%%
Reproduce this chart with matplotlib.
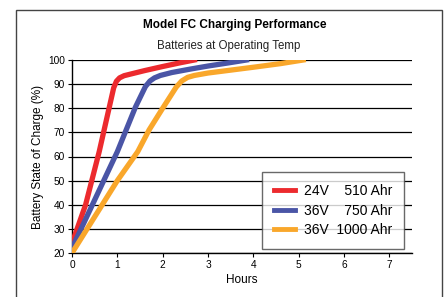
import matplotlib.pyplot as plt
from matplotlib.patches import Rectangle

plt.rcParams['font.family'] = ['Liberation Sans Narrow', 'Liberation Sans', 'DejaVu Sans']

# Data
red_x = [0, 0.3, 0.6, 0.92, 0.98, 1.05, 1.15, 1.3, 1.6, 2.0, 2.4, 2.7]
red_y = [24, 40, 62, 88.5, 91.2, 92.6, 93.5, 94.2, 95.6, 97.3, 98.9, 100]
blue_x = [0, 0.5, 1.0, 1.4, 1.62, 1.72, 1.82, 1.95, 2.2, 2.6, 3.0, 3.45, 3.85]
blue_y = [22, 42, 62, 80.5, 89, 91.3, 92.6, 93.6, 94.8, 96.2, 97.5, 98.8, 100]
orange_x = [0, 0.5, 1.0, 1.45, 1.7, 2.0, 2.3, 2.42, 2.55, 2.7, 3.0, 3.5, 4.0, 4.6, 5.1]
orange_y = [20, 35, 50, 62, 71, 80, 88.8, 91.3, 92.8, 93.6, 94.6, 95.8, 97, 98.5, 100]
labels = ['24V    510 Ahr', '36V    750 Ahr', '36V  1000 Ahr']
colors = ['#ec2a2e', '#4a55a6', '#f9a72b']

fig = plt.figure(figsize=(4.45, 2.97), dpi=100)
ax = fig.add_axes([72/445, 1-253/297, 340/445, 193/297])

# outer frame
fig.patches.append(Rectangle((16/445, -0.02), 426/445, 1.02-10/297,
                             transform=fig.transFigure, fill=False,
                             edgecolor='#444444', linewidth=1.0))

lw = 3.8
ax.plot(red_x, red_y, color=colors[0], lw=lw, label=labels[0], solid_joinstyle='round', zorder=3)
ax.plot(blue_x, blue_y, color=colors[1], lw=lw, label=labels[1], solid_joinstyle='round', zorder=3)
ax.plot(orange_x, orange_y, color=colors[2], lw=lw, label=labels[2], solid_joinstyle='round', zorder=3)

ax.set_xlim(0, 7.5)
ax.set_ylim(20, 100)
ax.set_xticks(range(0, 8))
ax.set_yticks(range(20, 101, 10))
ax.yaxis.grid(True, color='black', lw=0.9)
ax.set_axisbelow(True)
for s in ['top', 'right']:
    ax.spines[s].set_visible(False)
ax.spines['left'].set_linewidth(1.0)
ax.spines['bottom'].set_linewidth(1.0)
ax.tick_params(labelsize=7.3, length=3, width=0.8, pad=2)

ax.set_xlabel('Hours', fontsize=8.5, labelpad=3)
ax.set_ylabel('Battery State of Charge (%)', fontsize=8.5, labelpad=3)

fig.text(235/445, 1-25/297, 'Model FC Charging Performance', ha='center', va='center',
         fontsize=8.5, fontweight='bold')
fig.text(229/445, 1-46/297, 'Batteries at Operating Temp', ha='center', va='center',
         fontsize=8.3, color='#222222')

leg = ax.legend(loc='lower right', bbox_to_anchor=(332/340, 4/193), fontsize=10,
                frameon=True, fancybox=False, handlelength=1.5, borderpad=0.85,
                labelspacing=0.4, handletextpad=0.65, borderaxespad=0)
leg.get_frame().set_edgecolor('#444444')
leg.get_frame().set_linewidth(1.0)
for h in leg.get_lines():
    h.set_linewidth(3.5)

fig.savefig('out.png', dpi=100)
%%
*What to produce*
Search the data for "chart". Copy every matching line.

*Correct answer*
Reproduce this chart with matplotlib.

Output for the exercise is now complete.